» Work required
Take the data below and extract the lines from the one with "Write a Python" to the one with "import plotly.graph_objects as go", inclusive, exactly as written.

» Records
** START **
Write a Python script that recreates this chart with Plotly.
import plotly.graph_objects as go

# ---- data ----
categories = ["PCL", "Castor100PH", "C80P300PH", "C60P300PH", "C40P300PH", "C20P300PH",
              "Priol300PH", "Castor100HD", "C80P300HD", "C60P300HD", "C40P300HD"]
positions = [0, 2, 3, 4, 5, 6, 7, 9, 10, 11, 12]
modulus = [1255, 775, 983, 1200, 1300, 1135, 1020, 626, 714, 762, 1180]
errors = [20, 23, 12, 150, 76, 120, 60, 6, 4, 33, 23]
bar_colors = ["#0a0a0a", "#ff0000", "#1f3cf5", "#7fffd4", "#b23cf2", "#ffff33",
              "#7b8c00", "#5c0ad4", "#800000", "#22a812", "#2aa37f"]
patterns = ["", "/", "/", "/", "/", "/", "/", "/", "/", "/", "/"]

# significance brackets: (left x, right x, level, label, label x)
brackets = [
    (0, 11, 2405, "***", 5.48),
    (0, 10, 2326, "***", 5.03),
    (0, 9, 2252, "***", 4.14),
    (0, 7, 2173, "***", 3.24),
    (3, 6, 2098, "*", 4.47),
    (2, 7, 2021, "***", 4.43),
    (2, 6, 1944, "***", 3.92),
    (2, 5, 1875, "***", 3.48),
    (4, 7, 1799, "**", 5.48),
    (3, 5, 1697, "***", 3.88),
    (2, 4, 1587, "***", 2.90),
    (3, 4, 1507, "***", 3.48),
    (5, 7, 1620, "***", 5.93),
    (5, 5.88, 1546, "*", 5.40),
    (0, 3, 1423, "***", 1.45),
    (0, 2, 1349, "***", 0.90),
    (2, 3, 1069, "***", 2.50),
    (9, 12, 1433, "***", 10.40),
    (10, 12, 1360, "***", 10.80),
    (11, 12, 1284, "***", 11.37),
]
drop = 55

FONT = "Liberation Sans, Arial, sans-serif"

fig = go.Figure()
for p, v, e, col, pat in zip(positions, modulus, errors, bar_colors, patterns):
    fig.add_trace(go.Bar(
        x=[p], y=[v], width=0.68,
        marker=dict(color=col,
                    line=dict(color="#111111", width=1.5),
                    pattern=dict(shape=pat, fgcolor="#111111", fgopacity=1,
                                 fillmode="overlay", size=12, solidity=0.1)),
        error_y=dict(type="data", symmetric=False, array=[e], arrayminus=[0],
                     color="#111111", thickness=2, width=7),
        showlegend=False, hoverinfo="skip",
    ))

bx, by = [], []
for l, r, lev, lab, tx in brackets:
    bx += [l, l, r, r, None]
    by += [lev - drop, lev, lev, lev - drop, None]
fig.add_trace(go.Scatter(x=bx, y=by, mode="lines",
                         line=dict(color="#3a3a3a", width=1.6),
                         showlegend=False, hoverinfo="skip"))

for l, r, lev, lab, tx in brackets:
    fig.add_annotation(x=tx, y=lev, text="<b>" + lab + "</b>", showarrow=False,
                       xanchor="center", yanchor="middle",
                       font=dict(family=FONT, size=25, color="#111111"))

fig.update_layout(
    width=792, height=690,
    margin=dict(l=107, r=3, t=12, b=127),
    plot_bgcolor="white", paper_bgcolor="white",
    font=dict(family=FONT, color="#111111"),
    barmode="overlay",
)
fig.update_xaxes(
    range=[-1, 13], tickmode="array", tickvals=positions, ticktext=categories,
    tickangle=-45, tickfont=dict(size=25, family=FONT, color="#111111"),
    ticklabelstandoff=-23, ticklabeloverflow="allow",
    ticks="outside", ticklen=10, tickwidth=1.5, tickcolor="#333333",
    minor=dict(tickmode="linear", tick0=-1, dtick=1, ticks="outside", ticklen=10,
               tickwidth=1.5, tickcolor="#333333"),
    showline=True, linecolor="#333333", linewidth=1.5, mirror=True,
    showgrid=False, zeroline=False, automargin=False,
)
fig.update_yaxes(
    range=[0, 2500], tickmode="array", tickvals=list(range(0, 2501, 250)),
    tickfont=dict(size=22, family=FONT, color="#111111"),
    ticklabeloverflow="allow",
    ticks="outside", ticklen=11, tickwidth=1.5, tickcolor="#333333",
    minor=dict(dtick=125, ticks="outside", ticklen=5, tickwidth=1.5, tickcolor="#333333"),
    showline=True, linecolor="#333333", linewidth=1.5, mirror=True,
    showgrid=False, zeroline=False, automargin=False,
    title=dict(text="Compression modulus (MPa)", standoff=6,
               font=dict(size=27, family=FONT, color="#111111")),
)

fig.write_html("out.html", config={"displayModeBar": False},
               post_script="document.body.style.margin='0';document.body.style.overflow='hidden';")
** END **
** START **
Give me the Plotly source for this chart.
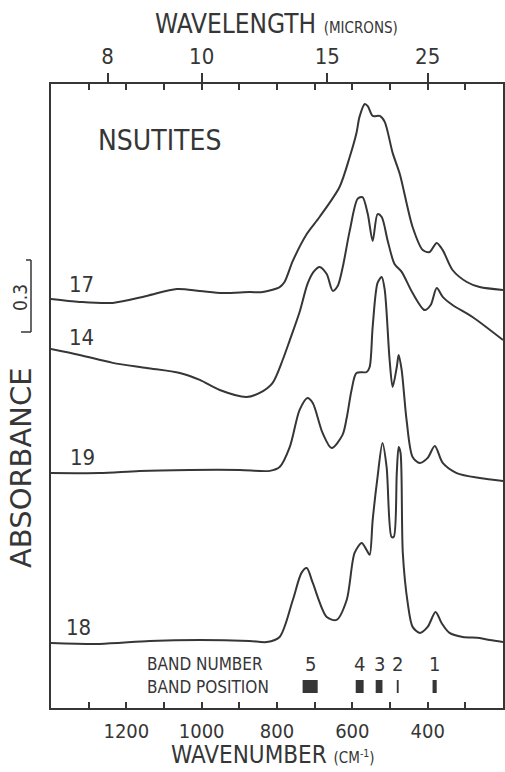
** END **
» Correct response
Write a Python script that recreates this chart with Plotly.
import plotly.graph_objects as go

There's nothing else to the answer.